И это нашим словесникам удавалось в полной мере. Нелегко было после них почувствовать прелесть и свежесть строчек, вырванных из пушкинских поэм. Словно какие-то мозоли оставались у нас в мозгу от бесконечного повторения лирических отрывков из гоголевской прозы.
Однако все же, хоть по казенному шаблону, с классикой гимназия нас кое-как знакомила. А вот литературы наших дней она и совсем не признавала, будто дойдя до «Обрыва» Гончарова, кончалась обрывом и вся наша изящная словесность!
Новых, современных изданий пуще огня боялась гимназическая библиотека. Она была похожа на остановившиеся часы, показывающие давно прошедшее время.
Но вот наши крылья настолько подросли и окрепли, что мы сами пустились на поиски чтения, которое могло бы утолить юношеский жадный интерес к новым чувствам и мыслям.
Где только можно было, у товарищей и знакомых, искали мы последние издания классиков и современных писателей — книги, пахнущие не пылью и затхлостью чулана, а свежей типографской краской.
Не помню, как и когда попал в руки брату, а потом и мне тонкий, большого формата номер еженедельного журнала с крупным узорным заголовком «Нива». В этом номере на видном месте была напечатана глава из нового романа Толстого «Воскресение» с рисунками художника Пастернака.
О Толстом толковали тогда много и противоречиво. Его жизнью, ученьем, спорами с церковью и правительством интересовались самые разные люди. Одни называли его учителем, подвижником, другие ни за что не хотели поверить в искренность этого графа, который почему-то сам себе шьет сапоги и ходит босой.
Не мудрено, что мы с жаром ухватились за эту случайно попавшую нам на глаза главу толстовского романа. Не так-то легко было собрать роман целиком, разыскать все тетрадки «Нивы» от первой до последней.
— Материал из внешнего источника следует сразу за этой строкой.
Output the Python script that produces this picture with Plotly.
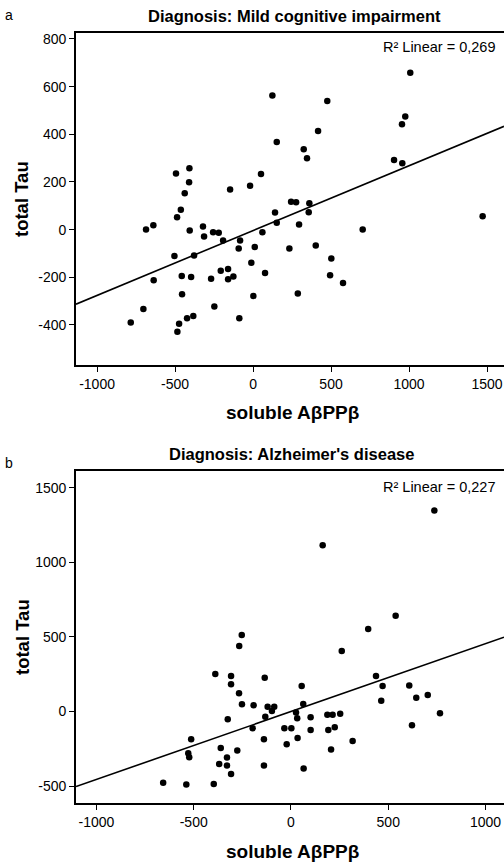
import plotly.graph_objects as go

# ---------------- data: panel a (Mild cognitive impairment) ----------------
mci_app = [-494, -408, -410, -438, -147, -19, 51, 124, 152, 476, 417, 325, 346,
           1008, 976, 955, 904, 957, -463, -487, -686, -639, -406, -321, -314,
           -256, -220, -192, -83, -92, 11, 60, 141, 152, -504, -378, -11, -637,
           -457, -397, -269, -207, -160, -160, -126, 77, -455, 2, -703, -248,
           -784, -474, -423, -383, -88, -485, 244, 276, 361, 357, 295, 233, 402,
           502, 494, 577, 287, 703, 1472]
mci_tau = [235, 258, 199, 153, 168, 184, 233, 563, 368, 540, 414, 337, 299,
           658, 475, 442, 292, 279, 83, 52, 1, 18, -4, 13, -29,
           -11, -13, -46, -46, -79, -73, -11, 72, 29, -111, -109, -139, -212,
           -195, -199, -206, -173, -165, -208, -197, -182, -271, -278, -333, -323,
           -390, -395, -372, -362, -372, -428, 117, 115, 111, 73, 21, -79, -67,
           -121, -191, -224, -268, 1, 56]
mci_fit_slope = 0.272
mci_fit_intercept = -4
mci_r2_label = "R² Linear = 0,269"
mci_title = "Diagnosis: Mild cognitive impairment"

# ---------------- data: panel b (Alzheimer's disease) ----------------
ad_app = [-253, 737, 163, 538, 397, -266, -389, -308, -308, -267, -252, -192,
          -135, -120, -86, -98, -132, -325, -197, -513, -139, -528, -523, -361,
          -276, -329, -369, -329, -308, -139, -657, -538, -397, 261, 55, 437,
          471, 608, 464, 644, 703, 766, 622, 63, 26, 32, 101, 187, 214, 253,
          -34, 2, 101, 192, 225, 34, -22, 317, 206, 65]
ad_tau = [512, 1347, 1114, 641, 552, 438, 251, 238, 182, 122, 48, 41,
          226, 32, 32, 3, -35, -52, -112, -186, -186, -280, -307, -246,
          -262, -309, -353, -363, -420, -363, -479, -490, -487, 405, 171, 238,
          171, 173, 72, 92, 110, -12, -92, 50, -8, -46, -39, -23, -23, -15,
          -112, -112, -124, -124, -106, -179, -220, -199, -256, -383]
ad_fit_slope = 0.455
ad_fit_intercept = -1
ad_r2_label = "R² Linear = 0,227"
ad_title = "Diagnosis: Alzheimer's disease"

# ---------------- axes: ranges and tick labels ----------------
a_xrange = [-1135, 1609]
a_yrange = [-568, 825]
a_xticks = [-1000, -500, 0, 500, 1000, 1500]
a_xticklabels = ["-1000", "-500", "0", "500", "1000", "1500"]
a_yticks = [-400, -200, 0, 200, 400, 600, 800]
a_yticklabels = ["-400", "-200", "0", "200", "400", "600", "800"]

b_xrange = [-1105, 1095]
b_yrange = [-614, 1612]
b_xticks = [-1000, -500, 0, 500, 1000]
b_xticklabels = ["-1000", "-500", "0", "500", "1000"]
b_yticks = [-500, 0, 500, 1000, 1500]
b_yticklabels = ["-500", "0", "500", "1000", "1500"]

x_title = "soluble AβPPβ"
y_title = "total Tau"

# ---------------- figure ----------------
W, H = 504, 862
FONT = "Liberation Sans, Arial, sans-serif"

def px(x):
    return x / W

def py(y):
    return 1 - y / H

fig = go.Figure()

fig.add_trace(go.Scatter(x=mci_app, y=mci_tau, mode="markers",
                         marker=dict(color="black", size=6.5),
                         xaxis="x", yaxis="y", showlegend=False))
fig.add_trace(go.Scatter(x=a_xrange,
                         y=[mci_fit_slope * v + mci_fit_intercept for v in a_xrange],
                         mode="lines", line=dict(color="black", width=1.6),
                         xaxis="x", yaxis="y", showlegend=False))

fig.add_trace(go.Scatter(x=ad_app, y=ad_tau, mode="markers",
                         marker=dict(color="black", size=6.5),
                         xaxis="x2", yaxis="y2", showlegend=False))
fig.add_trace(go.Scatter(x=b_xrange,
                         y=[ad_fit_slope * v + ad_fit_intercept for v in b_xrange],
                         mode="lines", line=dict(color="black", width=1.6),
                         xaxis="x2", yaxis="y2", showlegend=False))

xdom = [px(76), 1.0]
a_ydom = [py(365), py(33)]
b_ydom = [py(803), py(471)]

def xaxis_cfg(rng, tv, tt, anchor, dom):
    return dict(range=rng, domain=dom, anchor=anchor, tickvals=tv, ticktext=tt,
                showgrid=False, zeroline=False, showline=True, linecolor="black",
                linewidth=1.8, mirror=True, ticks="outside", ticklen=5, tickwidth=1.2,
                tickcolor="black", tickfont=dict(family=FONT, size=14, color="black"),
                automargin=False, fixedrange=True)

def yaxis_cfg(rng, tv, tt, anchor, dom):
    return dict(range=rng, domain=dom, anchor=anchor, tickvals=tv, ticktext=tt,
                showgrid=False, zeroline=False, showline=True, linecolor="black",
                linewidth=1.8, mirror=False, ticks="outside", ticklen=5, tickwidth=1.2,
                tickcolor="black", tickfont=dict(family=FONT, size=14, color="black"),
                automargin=False, fixedrange=True)

annotations = []
def ann(text, x, y, size, bold=False, xanchor="center", angle=0):
    t = f"<b>{text}</b>" if bold else text
    annotations.append(dict(text=t, x=px(x), y=py(y), xref="paper", yref="paper",
                            showarrow=False, xanchor=xanchor, yanchor="middle",
                            textangle=angle,
                            font=dict(family=FONT, size=size, color="black")))

ann("a", 9, 15, 14)
ann(mci_title, 294, 16, 16.5, bold=True)
ann(mci_r2_label, 497, 47, 14.5, xanchor="right")
ann(y_title, 22, 199, 18.5, bold=True, angle=-90)
ann(x_title, 292, 413, 19, bold=True)

ann("b", 9, 463, 14)
ann(ad_title, 291, 454, 16.5, bold=True)
ann(ad_r2_label, 497, 487, 14.5, xanchor="right")
ann(y_title, 22, 637, 18.5, bold=True, angle=-90)
ann(x_title, 292, 851, 19, bold=True)

fig.update_layout(
    width=W, height=H,
    margin=dict(l=0, r=0, t=0, b=0, pad=0),
    paper_bgcolor="white", plot_bgcolor="white",
    xaxis=xaxis_cfg(a_xrange, a_xticks, a_xticklabels, "y", xdom),
    yaxis=yaxis_cfg(a_yrange, a_yticks, a_yticklabels, "x", a_ydom),
    xaxis2=xaxis_cfg(b_xrange, b_xticks, b_xticklabels, "y2", xdom),
    yaxis2=yaxis_cfg(b_yrange, b_yticks, b_yticklabels, "x2", b_ydom),
    annotations=annotations,
    showlegend=False,
)

fig.write_html(
    "out.html",
    config=dict(displayModeBar=False),
    post_script=("document.body.style.margin='0';"
                 "document.body.style.overflow='hidden';"
                 "document.documentElement.style.overflow='hidden';"),
)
И, однако же, мы нашли их и были щедро вознаграждены за свои старания: впервые открылась нам в книге та самая жизнь, которая окружала нас, как воздух.
Самые увлекательные из романов, прочитанных нами до того — Тургенева, Гончарова, Григоровича, — все-таки относились к прошлому, хоть и к недавнему. А тут современность подступила к нам вплотную, к самым нашим глазам, да еще современность, прошедшая перед суровым и мудрым судом такого художника, как Толстой.
В сущности, именно с толстовского «Воскресения» и началось для нас знакомство с новой литературой, которую так осторожно обходила наша гимназия.